Oh,and my brother said I'm so good at guitar, I deserve a new one... well ironically enough.. that same day I got a text from someone from my old church... Ken Simon. He's like, a second dad to me and I loveeee him. Well, he asked if I'm still playing guitar and if I got a new one. I told him yes I'm still playing, but still the same ol' acoustic. Then he replied with "I have one here with your name on it." And I was like "No way, you're joking." and he said.. "Brand spankin' new! Love you!" Ahhhhhhhhhhh ♥ Ken got me a new guitar. I'm going to pick it up tomorrow. God is so good to me I could dance!
Well... when I made it home everything turned stressful. It was good at first.. went through mcdonalds for a coffee before I got home... drank my coffee while I caught up with my computer stuff.... well... then my friend said something crazy happened.. and his relative.. went crazy on him and he was stranded in Florida... I spent a lot of time being worried sick about him.. well... then I sang praise songs to Jesus, on my ol' acoussie... I was so thirsty I went to get a drink... and then... the last person I'd expect to cuss at me.. flipped out... I asked what was going on... oh, I'm cleaning the "f#$king" kitchen. He's never said that word in his entire life. I went upstairs and cried. And prayed for God to forgive him.. and sang praise songs. I am not talking to him again until he apologizes.
So, my friend Dwayne called me and let me cry to him for a while.. then my friend who was stranded texted me... he's okay and he'll be home in two days. God, that makes me so happy. I don't know what I'd do without him. So, all in all I've had a rough day. I'm happy now, the joy of the Lord is my strength.. but boy am I weary. My eyes are burning.. and I just need to chill.
-Ms. Conduit
Have you ever missed someone so much you were sick to your stomach? One. More. Week.
Saturday, June 5, 2010
Running through the stream with the horses, I love West Virginia. <3
I woke up this morning, not myself and thoughts fill my mind..
Good morning dear blogger,I'm up but hardly ready to start the day. Staying up till 2am doesn't help much. And besides that, at 4am I woke up because I heard a flood going on outside. The thunder was thundering, lightning lightnining? haha. And the rain was hitting the roof, and washing down the street. It sounded like a river. I was almost afraid my trip to WV would be ruined, but I finally fell back to sleep.. woke up today and the sunshine is out. Strange.

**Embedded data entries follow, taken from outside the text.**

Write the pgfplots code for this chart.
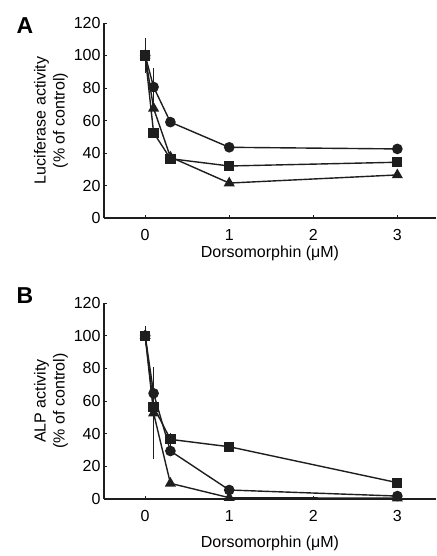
\documentclass[border=0pt]{standalone}
\usepackage{fontspec}
\setmainfont{Liberation Sans}
\usepackage{pgfplots}
\pgfplotsset{compat=1.18}
\definecolor{ink}{HTML}{1E1E1E}
\pgfplotsset{
  panel/.style={
    scale only axis, width=332pt,
    axis lines=left, axis line style={-, line width=1.2pt, ink},
    xmin=-0.49, xmax=3.46, ymin=0, ymax=120,
    xtick={0,1,2,3}, ytick={0,20,...,120},
    tick align=inside, major tick length=3pt,
    tick style={line width=0.9pt, ink},
    /pgf/number format/assume math mode=true,
    font=\fontsize{16}{19}\selectfont,
    xticklabel style={yshift=-8pt},
    ylabel style={at={(axis description cs:-0.16,0.5)}, anchor=center, align=center, rotate=0},
  },
  ser/.style={draw=ink, line width=1.4pt, mark options={solid, fill=ink, draw=ink},
    error bars/y dir=both, error bars/y explicit, error bars/error mark=none,
    error bars/error bar style={line width=0.9pt, ink}},
  circ/.style={ser, mark=*, mark size=4.6pt},
  sq/.style={ser, mark=square*, mark size=4.4pt},
  tri/.style={ser, mark=triangle*, mark size=5pt},
}
\begin{document}
\begin{tikzpicture}
\path[use as bounding box] (0,0) rectangle (436pt,556pt);
\node[font=\fontsize{23}{23}\selectfont\bfseries] at (25pt,530pt) {A};
\node[font=\fontsize{23}{23}\selectfont\bfseries] at (25pt,260pt) {B};
% Panel A
\begin{axis}[panel, at={(104pt,338pt)}, anchor=south west, height=195pt,
  xlabel={Dorsomorphin (μM)},
  xlabel style={at={(axis description cs:0.5,-0.18)}, anchor=center},
  ylabel={Luciferase activity\\(\% of control)}]
\addplot[circ] coordinates {(0,100) +- (0,10.5) (0.1,80.6) +- (0,11.5) (0.3,59) +- (0,0) (1,43.5) +- (0,0) (3,42.5) +- (0,0)};
\addplot[sq] coordinates {(0,100) +- (0,0) (0.1,52.5) +- (0,0) (0.3,36.5) +- (0,0) (1,32) +- (0,2) (3,34.3) +- (0,0)};
\addplot[tri] coordinates {(0,100) +- (0,0) (0.1,67.5) +- (0,0) (0.3,37.5) +- (0,0) (1,21.5) +- (0,0) (3,26.5) +- (0,0)};
\end{axis}
% Panel B
\begin{axis}[panel, at={(104pt,57pt)}, anchor=south west, height=196pt,
  xlabel={Dorsomorphin (μM)},
  xlabel style={at={(axis description cs:0.5,-0.224)}, anchor=center},
  ylabel={ALP activity\\(\% of control)}]
\addplot[circ] coordinates {(0,100) +- (0,6) (0.1,64.7) +- (0,0) (0.3,29.4) +- (0,0) (1,5.5) +- (0,0) (3,1.8) +- (0,0)};
\addplot[tri] coordinates {(0,100) +- (0,0) (0.1,52.6) +- (0,28) (0.3,9.6) +- (0,0) (1,0.8) +- (0,0) (3,0.5) +- (0,0)};
\addplot[sq] coordinates {(0,100) +- (0,0) (0.1,56.5) +- (0,0) (0.3,36.5) +- (0,4) (1,32) +- (0,0) (3,10) +- (0,0)};
\end{axis}
\end{tikzpicture}
\end{document}
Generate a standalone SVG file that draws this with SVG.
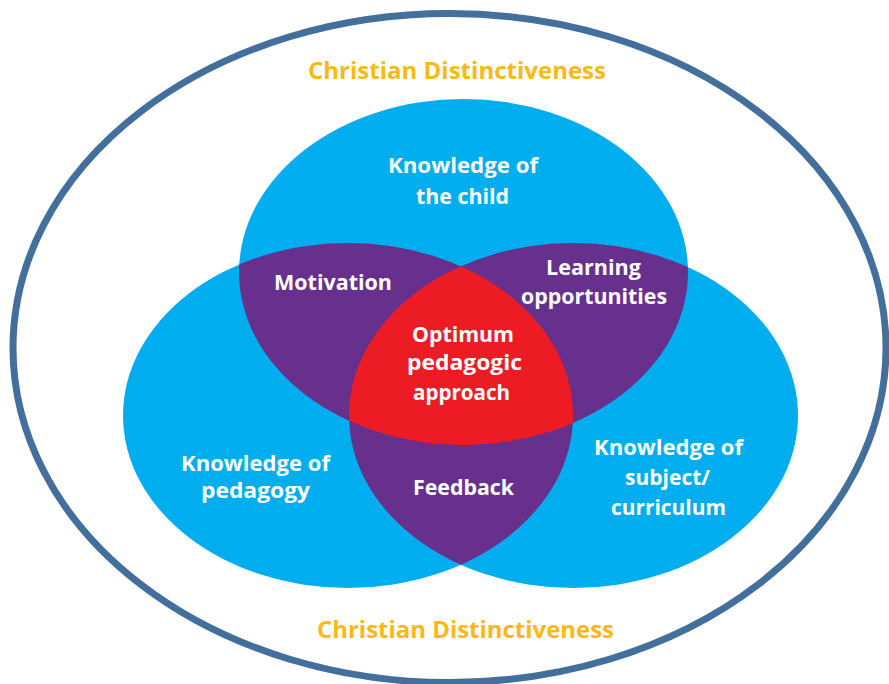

So in other news, I had a "fiber one" brand poptart with 20% of my daily fiber. It wasn't half bad. In fact it was rather tasty. My cat is sitting on me right now, and keeps putting her head on my hands as I try to type. She is so adorable. And somewhat annoying. :)
Well.. blogger.. I suppose I should say goodbye. I'll do tiny phone updates I suppose.. it just won't be the same as ranting on and on every night. I'm going to miss you. Maybe I'll be able to get on a computer there... <3
-Ms. Conduit
Friday, June 4, 2010
I look into your eyes, This feeling caught me by surprise. Is there to be something more? Something I couldn't see before? I was chasing after something that I didn't need, I couldn't understand it, a language I couldn't read. You were always right there in front of me, but for some reason I just couldn't see. I always seem to miss what I already own, You're always by my side, I'm never alone. Now that I see, I'll never leave you're what's true and I'll always believe.